Knowing the signs and stopping the crime are the steps to take in the immediate event of abuse, but what about the future? You don’t need to wait around to protect aging loved ones from being targeted for financial exploitation. Build up reinforcement measures and guard their finances against those who would like to use them for their own purposes.

1. Check in occasionally

It may seem obvious but this step is often overlooked. By checking in with the loved one, you can tell if any changes occur, whether in health, habits, or even conversation topics. These can help you assess their psychological condition (if you think an onset of dementia or Alzheimer’s is coming) and how they’re spending their time and money.

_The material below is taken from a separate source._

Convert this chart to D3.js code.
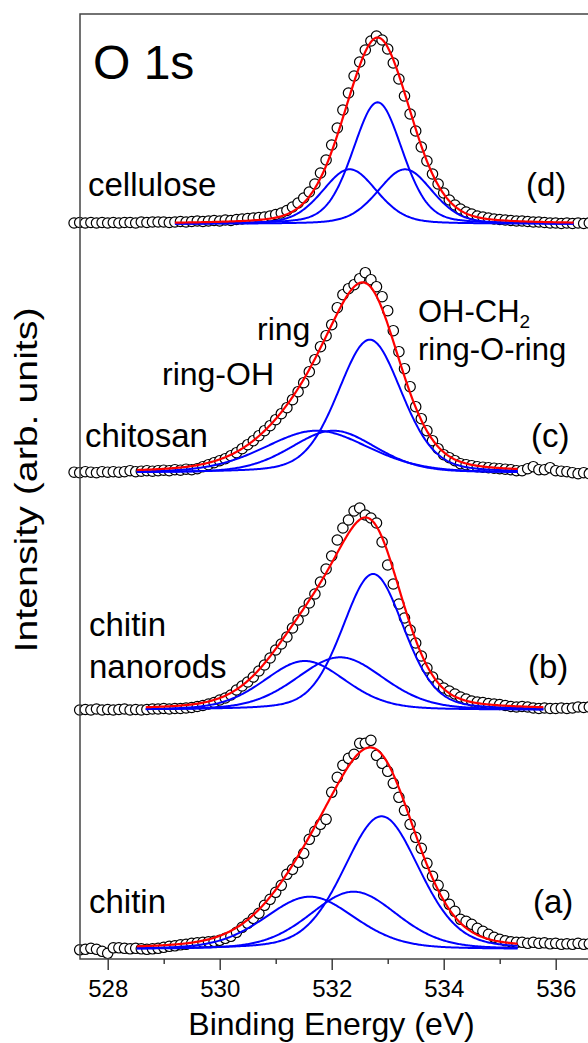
<!DOCTYPE html>
<html><head><meta charset="utf-8">
<script src="https://cdn.jsdelivr.net/npm/d3@7"></script>
<style>
html,body{margin:0;padding:0;background:#fff;overflow:hidden}
svg{display:block}
text{font-family:"Liberation Sans",Arial,Helvetica,sans-serif;fill:#000}
</style></head><body>
<svg id="chart" width="588" height="1043"></svg>
<script>
// ---- data (binding energy in eV, intensity in arb. units above each trace's own baseline)
const energies = [527.4,527.5,527.6,527.7,527.8,527.9,528.0,528.1,
528.2,528.3,528.4,528.5,528.6,528.7,528.8,528.9,529.0,529.1,
529.2,529.3,529.4,529.5,529.6,529.7,529.8,529.9,530.0,530.1,
530.2,530.3,530.4,530.5,530.6,530.7,530.8,530.9,531.0,531.1,
531.2,531.3,531.4,531.5,531.6,531.7,531.8,531.9,532.0,532.1,
532.2,532.3,532.4,532.5,532.6,532.7,532.8,532.9,533.0,533.1,
533.2,533.3,533.4,533.5,533.6,533.7,533.8,533.9,534.0,534.1,
534.2,534.3,534.4,534.5,534.6,534.7,534.8,534.9,535.0,535.1,
535.2,535.3,535.4,535.5,535.6,535.7,535.8,535.9,536.0,536.1,
536.2,536.3,536.4,536.5,536.6];

const chitinData = [null,-0.5,0,1,0,-2,-4,1.5,
1.5,1,0.5,1,0.5,0,0.5,1,2,3,
3.5,4.5,5,6,6.5,7,7.5,8,9,11,
13,17,22,26,31,36,44,50,57,64,
75,80,87,96,110,118,125,130,157,172,
184,191,195,206,206,209,194,186,178,166,
152,139,125,112,101,86,73,64,54,45,
38,30,28,25,21,18,15,12,10,8.5,
7.5,7,7,6,7,6,6.5,5.5,6,5,
5.5,5,6,5,5.5];

const nanorodsData = [null,0,0.5,0,1,0,0.5,0,
0.5,1,0,0.5,0,0.5,1,1,1.5,1,
1.5,1.5,2,2.5,3.5,4.5,6,7.5,10,12,
15,20,24,28,33,39,45,52,60,66,
73,82,90,99,107,116,128,141,154,170,
182,190,199,202,195,192,187,168,145,126,
106,92,80,67,54,42,33,26,22,19,
16,13,11,9,8,7.5,6.5,6,5.5,4.5,
3.5,3,3.5,3,2,1.5,2,1.5,1.5,2,
1.5,2,3,2.5,3];

const chitosanData = [0.5,0,1,0.5,0,1,0.5,1,
0.5,1,2,1,1.5,2,1.5,2,2.5,2,
3,2.5,3.5,3,4,6,8,10,12,14,
17,20,24,28,32,37,42,47,53,59,
65,73,81,90,101,113,126,137,148,165,
178,184,188,194,200,193,186,176,162,142,
121,104,86,66,54,42,32,24,18,15,
12,9,8,7,6,5.5,5,4.5,4,3.5,
3,2,2,4,6,3,3,5,2,1.5,
1,0,-1,0,-1];

const celluloseData = [1,1.5,1,1.5,1,1.5,1,1.5,
1,1.5,1.5,1,2,1.5,2,2,2,1.5,
2,2.5,2,2.5,3,2.5,3,3.5,3,4,
3.5,4.5,5,5.5,6,6.5,7,8,9.5,11,
13.5,17,21,26,32,40,51,64,79,96,
114,131,148,162,174,183,188,184,175,161,
145,128,110,93,77,63,50,40,31,24,
19,15,12,10,8,7,6,5,4.5,4,
3.5,3,3,2.5,2,2,1.5,1,1,0.5,
1,0.5,1,0.5,1];

// fitted components: [centre (eV), height, FWHM (eV)]
const chitinPeaks    = [[531.61,52.6,1.9],[532.39,57.6,1.85],[532.89,133,1.6]];
const nanorodsPeaks  = [[531.52,49,1.72],[532.15,52.7,1.85],[532.74,136,1.3]];
const chitosanPeaks  = [[531.73,42,2.2],[532.03,42,1.8],[532.68,133,1.35]];
const cellulosePeaks = [[532.32,54.7,1.15],[532.82,121.7,1.05],[533.31,54.7,1.15]];
// fit ranges (eV)
const chitinRange    = [528.52,535.33];
const nanorodsRange  = [528.68,535.78];
const chitosanRange  = [528.52,535.33];
const celluloseRange = [529.2,536.32];
// vertical offsets of the stacked spectra (arb. units)
const traceOffsets = [9.7,249,486.3,735];
const lorentzFraction = 0.25;

const majorTicks = [528,530,532,534,536];
const minorTicks = [529,531,533,535];

// ---- drawing
const svg = d3.select("#chart");
const x = d3.scaleLinear().domain([527.5,537]).range([79.7,611.7]);
const y = d3.scaleLinear().domain([0,945]).range([959,14]);

function pv(e,p){
  const r=(e-p[0])/p[2];
  return p[1]*((1-lorentzFraction)*Math.exp(-4*Math.LN2*r*r)+lorentzFraction/(1+4*r*r));
}

const traces = [
  {data:chitinData, peaks:chitinPeaks, range:chitinRange, off:traceOffsets[0]},
  {data:nanorodsData, peaks:nanorodsPeaks, range:nanorodsRange, off:traceOffsets[1]},
  {data:chitosanData, peaks:chitosanPeaks, range:chitosanRange, off:traceOffsets[2]},
  {data:celluloseData, peaks:cellulosePeaks, range:celluloseRange, off:traceOffsets[3]}
];

const line = d3.line().x(d=>x(d[0])).y(d=>y(d[1]));

traces.forEach(t=>{
  const g = svg.append("g");
  const pts = energies.map((e,i)=>[e,t.data[i]]).filter(d=>d[1]!==null && d[1]!==undefined);
  g.selectAll("circle").data(pts).join("circle")
    .attr("cx",d=>x(d[0])).attr("cy",d=>y(t.off+d[1])).attr("r",5.2)
    .attr("fill","#fff").attr("stroke","#000").attr("stroke-width",1.2);
  const grid = d3.range(t.range[0], t.range[1]+1e-6, 0.02);
  t.peaks.forEach(p=>{
    g.append("path").datum(grid.map(e=>[e,t.off+pv(e,p)]))
      .attr("d",line).attr("fill","none").attr("stroke","#0000ff").attr("stroke-width",2);
  });
  g.append("path").datum(grid.map(e=>[e,t.off+d3.sum(t.peaks,p=>pv(e,p))]))
    .attr("d",line).attr("fill","none").attr("stroke","#ff0000").attr("stroke-width",2.2);
});

// frame
svg.append("rect").attr("x",80).attr("y",14).attr("width",540).attr("height",945)
  .attr("fill","none").attr("stroke","#444").attr("stroke-width",1.5);

// axes
const ax = svg.append("g").attr("transform","translate(0,959)")
  .call(d3.axisBottom(x).tickValues(majorTicks).tickSize(11).tickPadding(10).tickFormat(d3.format("d")));
ax.select(".domain").remove();
ax.selectAll("line").attr("stroke","#333").attr("stroke-width",1.4);
ax.selectAll("text").attr("font-size",24).attr("font-family",null);
const axm = svg.append("g").attr("transform","translate(0,959)")
  .call(d3.axisBottom(x).tickValues(minorTicks).tickSize(5).tickFormat(""));
axm.select(".domain").remove();
axm.selectAll("line").attr("stroke","#333").attr("stroke-width",1.4);

// labels
function label(txt,px,py,size,anchor){
  return svg.append("text").attr("x",px).attr("y",py).attr("font-size",size)
    .attr("text-anchor",anchor||"start").text(txt);
}
label("O 1s",93,79,48);
label("cellulose",88,196,33);
label("(d)",526,196,33);
label("chitosan",85,447,33);
label("(c)",531,447,33);
label("ring",257,340,32);
label("ring-OH",162,385,32);
const oh = label("OH-CH",418,322,31);
oh.append("tspan").attr("font-size",19).attr("dy",6).text("2");
label("ring-O-ring",418,360,31);
label("chitin",89,636,33);
label("nanorods",89,678,33);
label("(b)",528,678,33);
label("chitin",89,913,33);
label("(a)",533,913,33);
label("Binding Energy (eV)",331.5,1035,32,"middle");
svg.append("text").attr("transform","translate(37,480) rotate(-90)")
  .attr("text-anchor","middle").attr("font-size",32)
  .attr("textLength",345).attr("lengthAdjust","spacingAndGlyphs")
  .text("Intensity (arb. units)");
</script>
</body></html>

Any abrupt changes in financial habits such as forgetting bills, spending far in excess of normal monthly obligations, or excessive gift-giving (especially to one person) are cause enough to investigate.

2. Set up automatic deposits and payments

Both out of convenience and safety, ensure that the elder uses automatic payments for mortgage or rent, utilities, and car payments, as well as automatic deposits for Social Security benefits, pension payments, and tax refunds. This eliminates the possibility of any unnecessary middlemen managing the money.

4. Consider power of attorney

If you realize that the fiduciary, the financial trustee of your elderly relative, is not quite listening to your advice and making suspicious or extreme changes to the elder’s finances, it’s time to consider getting a lawyer’s opinion. One possible solution offered will be for you to become the power of attorney for the elder. In this way, you will be able to supersede financial control from the fiduciary and protect the older loved one’s accounts.

3. Prudence about any investment “opportunities”

A prime method of exploiting the finances of seniors is in spectacular “investment opportunities.” These tend to be the sort of scams to watch out for, but they shouldn’t be the reason to stop the elder from investing altogether. Check in with a financial advisor before any investments are made and once they are approved, make sure that regular oversight on investments is maintained, either by the elder’s fiduciary or even you.

5. Vet and monitor any caregivers

Do a background check for criminal history on any new person responsible for the senior’s care. While checking in and visiting the loved one, keep a careful eye on both any valuables and important documents in the room or general vicinity. Get to know the caregiver and ask them how the senior is doing during your visit too. This way you can compare their assessment with your own and the senior’s.

Ultimately, this type of exploitation may be more subtle and gradual than you think. Recognizing the signs and perpetrators, acting when necessary, and taking preventative steps will put you ahead and ultimately give you peace of mind in knowing that your older loved one is not being subject to elder financial abuse.